The book is divided into 4 parts in a generally chronological arrangement. The first part introduces to the reader the study of human prehistory with succinct explanations of the concepts of history, culture, space and time. Part 2 outlines scientific approaches to explain the origins of mankind and his relationships with other primates. The author draws evidence from geology, genetics and most importantly, paleoanthropology (the specialized study of human bone remains). Part 2 also presents one of the most controversial questions in anthropology, that is the path of migration of modern man. The author favours the "African exodus Theory"" and describes it in detail. Part 3 is a discussion of the birth of the modern world with special emphasis on the origins of food production, one of the hallmarks of ancient civilisations. The book culminates in Part 4, with very broad discussions on ancient civilisations in Western Asia, Africa, South, Southeast and East Asia and the Americas.
As an introductory book to world prehistory, it lacks detailed study of other aspects of prehistoric mankind's developments especially in the fields of language, religion and a new, exciting and only recently explored field of psychological archaeology, dealing with the minds and thinking of the earliest humans. The latter, the author concedes, must go beyond material remains and develop new ways to explore the minds of the earliest humans and understand why they developed the way they did.

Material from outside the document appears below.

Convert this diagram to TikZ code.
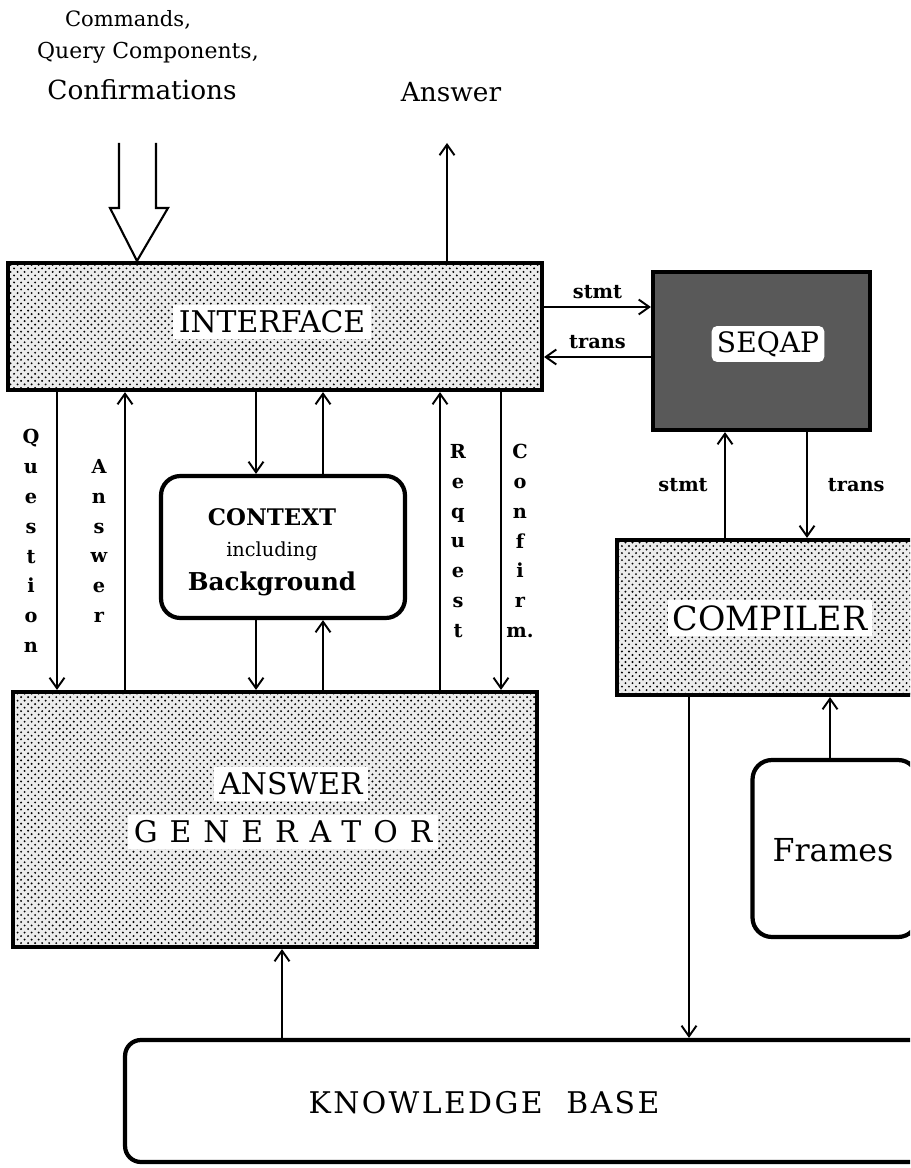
\documentclass[tikz,border=0pt]{standalone}
\usepackage{fontspec}
\setmainfont{DejaVu Serif}
\usetikzlibrary{arrows.meta,patterns}

\pgfdeclarepatternformonly{screendots}{\pgfqpoint{-1pt}{-1pt}}{\pgfqpoint{3pt}{3pt}}{\pgfqpoint{4pt}{4pt}}{%
  \pgfpathcircle{\pgfqpoint{0pt}{0pt}}{.6pt}
  \pgfpathcircle{\pgfqpoint{2pt}{2pt}}{.6pt}
  \pgfusepath{fill}}

\tikzset{
  dotbox/.style={draw, line width=2.4pt, fill=gray!15, postaction={pattern=screendots}, inner sep=0pt},
  darkbox/.style={draw, line width=2.4pt, fill=black!65, inner sep=0pt},
  roundbox/.style={draw, line width=2.4pt, rounded corners=9pt, fill=white, inner sep=0pt},
  tag/.style={fill=white, inner sep=3pt},
  vword/.style={align=center, inner sep=0pt, font=\fontsize{11}{17}\selectfont\bfseries},
  flow/.style={->, line width=1.1pt},
  small/.style={font=\fontsize{11}{12}\selectfont\bfseries},
}

\begin{document}
\begin{tikzpicture}[x=0.02cm, y=-0.02cm, >={Straight Barb[length=6pt,width=8.5pt]}]
\useasboundingbox (0,0) rectangle (910,1168);
\clip (0,0) rectangle (910,1168);

% boxes
\node[dotbox, minimum width=10.68cm, minimum height=2.54cm] (intf) at (275,326.5) {};
\node[roundbox, minimum width=4.88cm, minimum height=2.84cm, rounded corners=11pt] (ctx) at (283,547) {};
\node[dotbox, minimum width=10.48cm, minimum height=5.1cm] (ag) at (275,819.5) {};
\node[roundbox, minimum width=16.2cm, minimum height=2.44cm] (kb) at (530,1101) {};
\node[darkbox, minimum width=4.34cm, minimum height=3.16cm] (seqap) at (761.5,351) {};
\node[dotbox, minimum width=6.36cm, minimum height=3.1cm] (comp) at (776,617.5) {};
\node[roundbox, minimum width=3.3cm, minimum height=3.54cm, rounded corners=11pt] (frames) at (835,848.5) {};

% texts
\node[tag, font=\fontsize{17}{20}\selectfont] (intft) at (272,322) {INTERFACE};
\node[tag, font=\fontsize{13}{15}\selectfont\bfseries] (ctxa) at (272,517) {CONTEXT};
\node[font=\fontsize{11}{13}\selectfont] (ctxb) at (272,551) {including};
\node[font=\fontsize{14}{16}\selectfont\bfseries] (ctxc) at (272,584) {Background};
\node[tag, font=\fontsize{17}{20}\selectfont] (aga) at (291,784) {ANSWER};
\node[tag, font=\fontsize{17}{20}\selectfont\addfontfeatures{LetterSpace=40}] (agb) at (283,832) {GENERATOR};
\node[font=\fontsize{17}{20}\selectfont\addfontfeatures{LetterSpace=8}] (kbt) at (484,1103) {KNOWLEDGE~~BASE};
\node[tag, rounded corners=3pt, font=\fontsize{16}{19}\selectfont] (seqapt) at (768,344) {SEQAP};
\node[tag, font=\fontsize{19}{22}\selectfont] (compt) at (770,618) {COMPILER};
\node[font=\fontsize{18}{21}\selectfont] (framest) at (833,850) {Frames};

% top inputs and output
\node[font=\fontsize{12}{14}\selectfont] (cmds) at (128,20) {Commands,};
\node[font=\fontsize{12.5}{15}\selectfont] (query) at (148,53) {Query Components,};
\node[font=\fontsize{15}{18}\selectfont] (confs) at (142,90) {Confirmations};
\node[font=\fontsize{15}{18}\selectfont] (anst) at (451,92) {Answer};

% columns
\coordinate (qcol) at (57,0);
\coordinate (acol) at (125,0);
\coordinate (ctxdn) at (256,0);
\coordinate (ctxup) at (323,0);
\coordinate (rcol) at (440,0);
\coordinate (ccol) at (501,0);
\coordinate (ansx) at (447,0);
\coordinate (kbup) at (282,0);
\coordinate (kbdn) at (689,0);
\coordinate (frup) at (830,0);
\coordinate (supx) at (725,0);
\coordinate (sdnx) at (807,0);
\coordinate (stmtrow) at (0,307);
\coordinate (transrow) at (0,357);
\coordinate (ansout) at (447,143);
\coordinate (tip) at (intf.north -| 137,0);

% wide input arrow
\draw[line width=1.2pt, line join=miter]
  (119,143) -- (119,208) -- (110,208) -- (tip) -- (168,208) -- (156,208) -- (156,143);

\draw[flow] (intf.north -| ansx) -- (ansout);

% interface <-> answer generator
\draw[flow] (intf.south -| qcol) -- (ag.north -| qcol)
  node[vword, midway, xshift=-0.52cm] (qlab) {Q\\u\\e\\s\\t\\i\\o\\n};
\draw[flow] (ag.north -| acol) -- (intf.south -| acol)
  node[vword, midway, xshift=-0.52cm] (alab) {A\\n\\s\\w\\e\\r};
\draw[flow] (ag.north -| rcol) -- (intf.south -| rcol)
  node[vword, midway, xshift=0.36cm] (rlab) {R\\e\\q\\u\\e\\s\\t};
\draw[flow] (intf.south -| ccol) -- (ag.north -| ccol)
  node[vword, midway, xshift=0.38cm, font=\fontsize{11}{17}\selectfont\bfseries] (clab) {C\\o\\n\\f\\i\\r\\m.};

% context
\draw[flow] (intf.south -| ctxdn) -- (ctx.north -| ctxdn);
\draw[flow] (ctx.north -| ctxup) -- (intf.south -| ctxup);
\draw[flow] (ctx.south -| ctxdn) -- (ag.north -| ctxdn);
\draw[flow] (ag.north -| ctxup) -- (ctx.south -| ctxup);

% seqap
\draw[flow] (intf.east |- stmtrow) -- (seqap.west |- stmtrow)
  node[small, midway, above=1pt] (st1) {stmt};
\draw[flow] (seqap.west |- transrow) -- (intf.east |- transrow)
  node[small, midway, above=1pt] (tr1) {trans};
\draw[flow] (comp.north -| supx) -- (seqap.south -| supx)
  node[small, midway, left=6pt] (st2) {stmt};
\draw[flow] (seqap.south -| sdnx) -- (comp.north -| sdnx)
  node[small, midway, right=8pt] (tr2) {trans};

% knowledge base, frames
\draw[flow] (kb.north -| kbup) -- (ag.south -| kbup);
\draw[flow] (comp.south -| kbdn) -- (kb.north -| kbdn);
\draw[flow] (frames.north -| frup) -- (comp.south -| frup);
\end{tikzpicture}
\end{document}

However, as with most introductory books, World Prehistory can only describe its subject matter at surface level. However, after reading the book, I have obtained a general sense of the methods and theories that attempt to explain with the period of human history which was not recorded in writing. With so many theories, methods and even non-scientific explanations of mankind's ancient past, World Prehistory is a good book to introduce a reader to the latest and most widely accepted tools, methodologies and theories.